Hiding a relationship

For the last 4 years, I have been hiding a relationship with a friend that has turned into "more than friends". The first 3 years were out of survival, because I was married and my ex hated him. The last year, even though I was divorced, I continued to hide it. Only my closest friends knew. I didn't want to trigger my ex, who was always jealous of our friendship. During our marriage most of our arguments were about my friend, and to placate my husband I even stopped talking to my friend for 5 years. But we couldn't stay away forever. My husband never understood that we were just close, affectionate friends, and assumed we were screwing each other behind his back. The truth was we never had sex, not until after I filed for divorce. My ex did not trust me or believe me, which obviously was one of the reasons we split up. But I was falling in love with my friend (which took years to even admit to myself), and to protect him I got in the habit of downplaying the relationship and hiding my true feelings from everyone.

This last weekend I went to a festival, without my friend, specifically not inviting him because I knew my ex would be there and I didn't want to upset him.

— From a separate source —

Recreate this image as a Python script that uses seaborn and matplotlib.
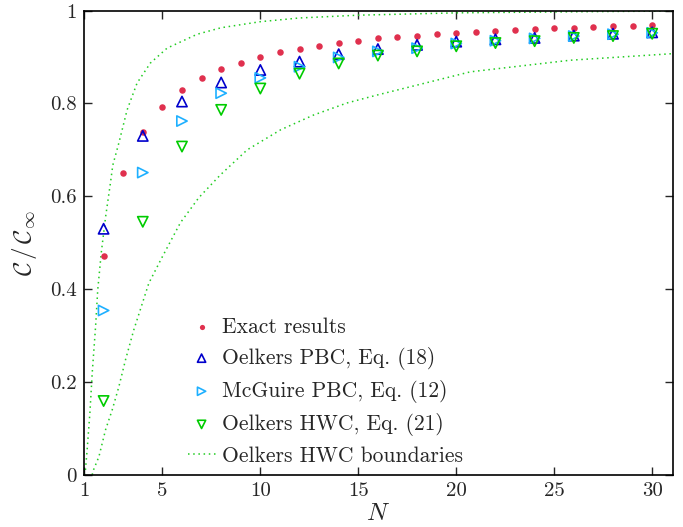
import numpy as np
import pandas as pd
import matplotlib
matplotlib.use("Agg")
import matplotlib.pyplot as plt
import seaborn as sns

# ---- data ----
N_exact = list(range(2, 31))
C_exact = [0.471, 0.650, 0.739, 0.793, 0.829, 0.855, 0.874, 0.888, 0.900, 0.910,
           0.918, 0.924, 0.930, 0.935, 0.940, 0.943, 0.946, 0.949, 0.952, 0.954,
           0.956, 0.959, 0.961, 0.962, 0.963, 0.965, 0.966, 0.967, 0.968]

N_even = list(range(2, 31, 2))
C_oelkers_pbc = [0.530, 0.730, 0.804, 0.845, 0.872, 0.890, 0.906, 0.917, 0.926,
                 0.933, 0.938, 0.941, 0.946, 0.950, 0.953]
C_mcguire_pbc = [0.354, 0.651, 0.762, 0.822, 0.855, 0.879, 0.899, 0.912, 0.919,
                 0.929, 0.935, 0.940, 0.945, 0.949, 0.952]
C_oelkers_hwc = [0.159, 0.545, 0.707, 0.786, 0.832, 0.864, 0.886, 0.903, 0.912,
                 0.923, 0.930, 0.934, 0.941, 0.945, 0.950]

N_upper = [1.0, 1.06, 1.16, 1.30, 1.42, 1.59, 1.70, 1.88, 2.10, 2.35, 2.47, 2.78,
           3.20, 3.71, 4.39, 5.24, 6.78, 8.0, 10.0, 12.0, 15.0, 20.0, 25.0, 31.0]
C_upper = [0.0, 0.004, 0.054, 0.133, 0.220, 0.319, 0.398, 0.478, 0.555, 0.629, 0.667,
           0.715, 0.786, 0.844, 0.887, 0.919, 0.949, 0.963, 0.976, 0.984, 0.990,
           0.995, 0.997, 0.999]

N_lower = [1.42, 1.45, 1.76, 2.10, 2.44, 2.78, 3.12, 3.54, 4.31, 4.99, 5.92, 6.86,
           7.96, 9.33, 11.03, 12.72, 14.43, 15.96, 20.72, 25.82, 31.0]
C_lower = [0.0, 0.007, 0.039, 0.097, 0.140, 0.190, 0.248, 0.312, 0.413, 0.469, 0.543,
           0.597, 0.646, 0.700, 0.743, 0.775, 0.801, 0.818, 0.868, 0.893, 0.907]

x_ticks = [1, 5, 10, 15, 20, 25, 30]
y_ticks = [0, 0.2, 0.4, 0.6, 0.8, 1]
y_ticklabels = ["0", "0.2", "0.4", "0.6", "0.8", "1"]

labels = ["Exact results", "Oelkers PBC, Eq. (18)", "McGuire PBC, Eq. (12)",
          "Oelkers HWC, Eq. (21)", "Oelkers HWC boundaries"]

# ---- style ----
sns.set_style("ticks")
plt.rcParams["font.family"] = ["cmr10", "DejaVu Serif"]
plt.rcParams["mathtext.fontset"] = "cm"
plt.rcParams["axes.formatter.use_mathtext"] = True
plt.rcParams["axes.unicode_minus"] = False

fig = plt.figure(figsize=(6.83, 5.27), dpi=100)
ax = fig.add_axes([0.123, 0.099, 0.862, 0.881])

c_red = "#e0304e"
c_blue = "#0000cc"
c_cyan = "#1eb0ff"
c_green = "#00cc00"
c_line = "#22cc22"

df_up = pd.DataFrame({"N": N_upper, "C": C_upper})
df_lo = pd.DataFrame({"N": N_lower, "C": C_lower})
sns.lineplot(data=df_up, x="N", y="C", ax=ax, color=c_line, linestyle=(0, (1, 2.4)),
             linewidth=1.1, label=labels[4], sort=False, estimator=None)
sns.lineplot(data=df_lo, x="N", y="C", ax=ax, color=c_line, linestyle=(0, (1, 2.4)),
             linewidth=1.1, sort=False, estimator=None)

sns.scatterplot(x=N_exact, y=C_exact, ax=ax, marker="o", s=22, color=c_red,
                edgecolor=c_red, linewidth=0, label=labels[0], zorder=3)
sns.scatterplot(x=N_even, y=C_oelkers_pbc, ax=ax, marker="^", s=55, facecolor="none",
                edgecolor=c_blue, linewidth=1.2, label=labels[1], zorder=3)
sns.scatterplot(x=N_even, y=C_mcguire_pbc, ax=ax, marker=">", s=55, facecolor="none",
                edgecolor=c_cyan, linewidth=1.2, label=labels[2], zorder=3)
sns.scatterplot(x=N_even, y=C_oelkers_hwc, ax=ax, marker="v", s=55, facecolor="none",
                edgecolor=c_green, linewidth=1.2, label=labels[3], zorder=3)

ax.set_xlim(1, 31.05)
ax.set_ylim(0, 1)
ax.set_xticks(x_ticks)
ax.set_xticklabels([str(t) for t in x_ticks])
ax.set_yticks(y_ticks)
ax.set_yticklabels(y_ticklabels)
ax.tick_params(direction="in", length=6, width=1, top=True, right=True,
               labelsize=15, pad=5, labeltop=False, labelright=False)
for s in ax.spines.values():
    s.set_linewidth(1.2)
    s.set_color("black")

ax.set_xlabel(r"$N$", fontsize=18, labelpad=2)
ax.set_ylabel(r"$\mathcal{C}\,/\,\mathcal{C}_\infty$", fontsize=18, labelpad=8)

handles, labs = ax.get_legend_handles_labels()
order = [labs.index(l) for l in labels]
leg = ax.legend([handles[i] for i in order], [labs[i] for i in order],
                loc="lower left", bbox_to_anchor=(0.143, -0.022), frameon=False,
                fontsize=15.5, handlelength=1.3, handletextpad=0.3,
                labelspacing=0.47, markerscale=0.8)

fig.savefig("out.png", dpi=100)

My ex went with his new girlfriend, and they had a great time. I was happy for them. When I was talking to my best friend about it and mentioned that I was happy for my ex, he looked at me and said, "You know, it's ok for you to be happy too."

So now I'm trying something different. Instead of vaguely mentioning "a friend" when I talk about going out of town to visit him, I mention my friend by name. I even talked about him to my mom last night (she knew I was seeing someone but I've never talked about him). I realized I'd still been hiding the relationship out of habit, but I don't need to anymore. He may not be my boyfriend (we're not interested in possessing each other), but he is in my life and it's ok for people to know. It feels good to finally be able to talk about it. If my ex finds out, he can be mad all he wants, and it doesn't matter because he no longer has any hold on my life.

I may not be ready to come out to the world just yet (we're both pretty private people), but I'm proud of the little steps I've taken to let people know I do have someone special in my life. And it feels good to tell someone about this, even if it's a discussion group full of anonymous strangers. Thanks for reading and letting me share.